---- Available data

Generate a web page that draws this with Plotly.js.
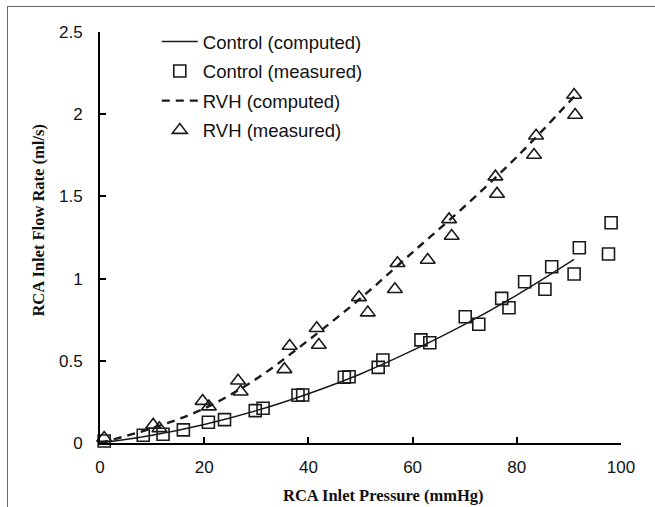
<!DOCTYPE html>
<html>
<head>
<meta charset="utf-8">
<script src="https://cdn.plot.ly/plotly-3.0.1.min.js"></script>
<style>
html,body{margin:0;padding:0;background:#fff;}
#wrap{position:relative;width:655px;height:507px;}
#chart{width:655px;height:507px;}
#frame{position:absolute;left:7px;top:6px;width:660px;height:520px;border-left:1.5px solid #666;border-top:1.5px solid #666;pointer-events:none;}
</style>
</head>
<body>
<div id="wrap"><div id="chart"></div><div id="frame"></div></div>
<script>
// Control measured
const ctrlMeasX = [0.8, 8.3, 12.1, 16.0, 20.8, 23.9, 29.8, 31.3, 38.0, 38.9, 46.9, 47.8, 53.4, 54.3, 61.6, 63.3, 70.1, 72.7, 77.1, 78.5, 81.5, 85.4, 86.7, 91.0, 92.0, 97.6, 98.1];
const ctrlMeasY = [0.012, 0.047, 0.053, 0.08, 0.126, 0.142, 0.197, 0.211, 0.29, 0.292, 0.40, 0.403, 0.46, 0.505, 0.627, 0.61, 0.768, 0.722, 0.88, 0.823, 0.981, 0.935, 1.072, 1.028, 1.188, 1.15, 1.34];
// Control computed
const ctrlCompX = [0, 10, 20, 30, 40, 50, 60, 70, 80, 91];
const ctrlCompY = [0, 0.047, 0.113, 0.197, 0.30, 0.42, 0.563, 0.722, 0.90, 1.117];
// RVH measured
const rvhMeasX = [0.8, 10.2, 11.4, 19.7, 20.9, 26.5, 27.0, 35.4, 36.4, 41.6, 42.0, 49.7, 51.4, 56.6, 57.1, 62.9, 67.0, 67.5, 75.9, 76.2, 83.3, 83.7, 91.0, 91.2];
const rvhMeasY = [0.03, 0.11, 0.089, 0.255, 0.221, 0.379, 0.312, 0.448, 0.59, 0.698, 0.596, 0.886, 0.793, 0.935, 1.093, 1.113, 1.36, 1.259, 1.62, 1.515, 1.752, 1.869, 2.117, 1.995];
// RVH computed
const rvhCompX = [0, 10, 20, 30, 40, 50, 60, 70, 80, 91];
const rvhCompY = [0, 0.09, 0.21, 0.39, 0.625, 0.88, 1.16, 1.44, 1.74, 2.107];

const names = ['Control (computed)', 'Control (measured)', 'RVH (computed)', 'RVH (measured)'];
const xTicks = [0, 20, 40, 60, 80, 100];
const yTicks = [0, 0.5, 1, 1.5, 2, 2.5];
const yTickText = ['0', '0.5', '1', '1.5', '2', '2.5'];

const ink = '#1a1a1a';
const traces = [
  {x: ctrlCompX, y: ctrlCompY, name: names[0], mode: 'lines', type: 'scatter', legendgroup: 'a',
   line: {color: ink, width: 1.5, shape: 'spline'}},
  {x: ctrlMeasX, y: ctrlMeasY, name: names[1], mode: 'markers', type: 'scatter', legendgroup: 'b', cliponaxis: false,
   marker: {symbol: 'square-open', size: 12, color: ink, line: {width: 1.6, color: ink}}},
  {x: rvhCompX, y: rvhCompY, name: names[2], mode: 'lines', type: 'scatter', legendgroup: 'c',
   line: {color: ink, width: 2.4, dash: '8px,6px', shape: 'spline'}},
  {x: rvhMeasX, y: rvhMeasY, name: names[3], mode: 'markers', type: 'scatter', legendgroup: 'd', cliponaxis: false,
   marker: {symbol: 'triangle-up-open', size: 13, color: ink, line: {width: 1.6, color: ink}}}
];

const layout = {
  width: 655, height: 507,
  margin: {l: 100, r: 34, t: 32, b: 64},
  paper_bgcolor: '#fff', plot_bgcolor: '#fff',
  font: {family: 'Liberation Sans, Arial, sans-serif', color: '#111'},
  showlegend: true,
  legend: {x: 0.109, y: 1.022, xanchor: 'left', yanchor: 'top', bgcolor: 'rgba(0,0,0,0)',
           font: {family: 'Liberation Sans, Arial, sans-serif', size: 18.5, color: '#111'},
           traceorder: 'grouped', tracegroupgap: 2.5, itemwidth: 36},
  xaxis: {range: [0, 100], tickvals: xTicks, ticks: 'inside', ticklen: 6, tickwidth: 2, tickcolor: '#000',
          showline: true, linecolor: '#000', linewidth: 2, showgrid: false, zeroline: false,
          tickfont: {size: 17, family: 'Liberation Sans, Arial, sans-serif', color: '#111'}, ticklabelstandoff: 8},
  yaxis: {range: [0, 2.5], tickvals: yTicks, ticktext: yTickText, ticks: 'inside', ticklen: 6, tickwidth: 2, tickcolor: '#000',
          showline: true, linecolor: '#000', linewidth: 2, showgrid: false, zeroline: false,
          tickfont: {size: 17, family: 'Liberation Sans, Arial, sans-serif', color: '#111'}, ticklabelstandoff: 12},
  annotations: [
    {text: 'RCA Inlet Pressure (mmHg)', xref: 'paper', yref: 'paper', x: 0.545, y: -0.128, xanchor: 'center', yanchor: 'middle',
     showarrow: false, font: {family: 'Liberation Serif, Times New Roman, serif', size: 16.5, color: '#111', weight: 'bold'}},
    {text: 'RCA Inlet Flow Rate (ml/s)', xref: 'paper', yref: 'paper', x: -0.118, y: 0.54, xanchor: 'center', yanchor: 'middle',
     textangle: -90, showarrow: false, font: {family: 'Liberation Serif, Times New Roman, serif', size: 16.5, color: '#111', weight: 'bold'}}
  ]
};

Plotly.newPlot('chart', traces, layout, {displayModeBar: false, staticPlot: true});
</script>
</body>
</html>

--------

**Short problem:** Images in the data above are to be skipped. Retype all other material exactly.

**Output below:**
Generate a web page that draws this with Plotly.js.
<!DOCTYPE html>
<html>
<head>
<meta charset="utf-8">
<script src="https://cdn.plot.ly/plotly-3.0.1.min.js"></script>
<style>
html,body{margin:0;padding:0;background:#fff;}
#wrap{position:relative;width:655px;height:507px;}
#chart{width:655px;height:507px;}
#frame{position:absolute;left:7px;top:6px;width:660px;height:520px;border-left:1.5px solid #666;border-top:1.5px solid #666;pointer-events:none;}
</style>
</head>
<body>
<div id="wrap"><div id="chart"></div><div id="frame"></div></div>
<script>
// Control measured
const ctrlMeasX = [0.8, 8.3, 12.1, 16.0, 20.8, 23.9, 29.8, 31.3, 38.0, 38.9, 46.9, 47.8, 53.4, 54.3, 61.6, 63.3, 70.1, 72.7, 77.1, 78.5, 81.5, 85.4, 86.7, 91.0, 92.0, 97.6, 98.1];
const ctrlMeasY = [0.012, 0.047, 0.053, 0.08, 0.126, 0.142, 0.197, 0.211, 0.29, 0.292, 0.40, 0.403, 0.46, 0.505, 0.627, 0.61, 0.768, 0.722, 0.88, 0.823, 0.981, 0.935, 1.072, 1.028, 1.188, 1.15, 1.34];
// Control computed
const ctrlCompX = [0, 10, 20, 30, 40, 50, 60, 70, 80, 91];
const ctrlCompY = [0, 0.047, 0.113, 0.197, 0.30, 0.42, 0.563, 0.722, 0.90, 1.117];
// RVH measured
const rvhMeasX = [0.8, 10.2, 11.4, 19.7, 20.9, 26.5, 27.0, 35.4, 36.4, 41.6, 42.0, 49.7, 51.4, 56.6, 57.1, 62.9, 67.0, 67.5, 75.9, 76.2, 83.3, 83.7, 91.0, 91.2];
const rvhMeasY = [0.03, 0.11, 0.089, 0.255, 0.221, 0.379, 0.312, 0.448, 0.59, 0.698, 0.596, 0.886, 0.793, 0.935, 1.093, 1.113, 1.36, 1.259, 1.62, 1.515, 1.752, 1.869, 2.117, 1.995];
// RVH computed
const rvhCompX = [0, 10, 20, 30, 40, 50, 60, 70, 80, 91];
const rvhCompY = [0, 0.09, 0.21, 0.39, 0.625, 0.88, 1.16, 1.44, 1.74, 2.107];

const names = ['Control (computed)', 'Control (measured)', 'RVH (computed)', 'RVH (measured)'];
const xTicks = [0, 20, 40, 60, 80, 100];
const yTicks = [0, 0.5, 1, 1.5, 2, 2.5];
const yTickText = ['0', '0.5', '1', '1.5', '2', '2.5'];

const ink = '#1a1a1a';
const traces = [
  {x: ctrlCompX, y: ctrlCompY, name: names[0], mode: 'lines', type: 'scatter', legendgroup: 'a',
   line: {color: ink, width: 1.5, shape: 'spline'}},
  {x: ctrlMeasX, y: ctrlMeasY, name: names[1], mode: 'markers', type: 'scatter', legendgroup: 'b', cliponaxis: false,
   marker: {symbol: 'square-open', size: 12, color: ink, line: {width: 1.6, color: ink}}},
  {x: rvhCompX, y: rvhCompY, name: names[2], mode: 'lines', type: 'scatter', legendgroup: 'c',
   line: {color: ink, width: 2.4, dash: '8px,6px', shape: 'spline'}},
  {x: rvhMeasX, y: rvhMeasY, name: names[3], mode: 'markers', type: 'scatter', legendgroup: 'd', cliponaxis: false,
   marker: {symbol: 'triangle-up-open', size: 13, color: ink, line: {width: 1.6, color: ink}}}
];

const layout = {
  width: 655, height: 507,
  margin: {l: 100, r: 34, t: 32, b: 64},
  paper_bgcolor: '#fff', plot_bgcolor: '#fff',
  font: {family: 'Liberation Sans, Arial, sans-serif', color: '#111'},
  showlegend: true,
  legend: {x: 0.109, y: 1.022, xanchor: 'left', yanchor: 'top', bgcolor: 'rgba(0,0,0,0)',
           font: {family: 'Liberation Sans, Arial, sans-serif', size: 18.5, color: '#111'},
           traceorder: 'grouped', tracegroupgap: 2.5, itemwidth: 36},
  xaxis: {range: [0, 100], tickvals: xTicks, ticks: 'inside', ticklen: 6, tickwidth: 2, tickcolor: '#000',
          showline: true, linecolor: '#000', linewidth: 2, showgrid: false, zeroline: false,
          tickfont: {size: 17, family: 'Liberation Sans, Arial, sans-serif', color: '#111'}, ticklabelstandoff: 8},
  yaxis: {range: [0, 2.5], tickvals: yTicks, ticktext: yTickText, ticks: 'inside', ticklen: 6, tickwidth: 2, tickcolor: '#000',
          showline: true, linecolor: '#000', linewidth: 2, showgrid: false, zeroline: false,
          tickfont: {size: 17, family: 'Liberation Sans, Arial, sans-serif', color: '#111'}, ticklabelstandoff: 12},
  annotations: [
    {text: 'RCA Inlet Pressure (mmHg)', xref: 'paper', yref: 'paper', x: 0.545, y: -0.128, xanchor: 'center', yanchor: 'middle',
     showarrow: false, font: {family: 'Liberation Serif, Times New Roman, serif', size: 16.5, color: '#111', weight: 'bold'}},
    {text: 'RCA Inlet Flow Rate (ml/s)', xref: 'paper', yref: 'paper', x: -0.118, y: 0.54, xanchor: 'center', yanchor: 'middle',
     textangle: -90, showarrow: false, font: {family: 'Liberation Serif, Times New Roman, serif', size: 16.5, color: '#111', weight: 'bold'}}
  ]
};

Plotly.newPlot('chart', traces, layout, {displayModeBar: false, staticPlot: true});
</script>
</body>
</html>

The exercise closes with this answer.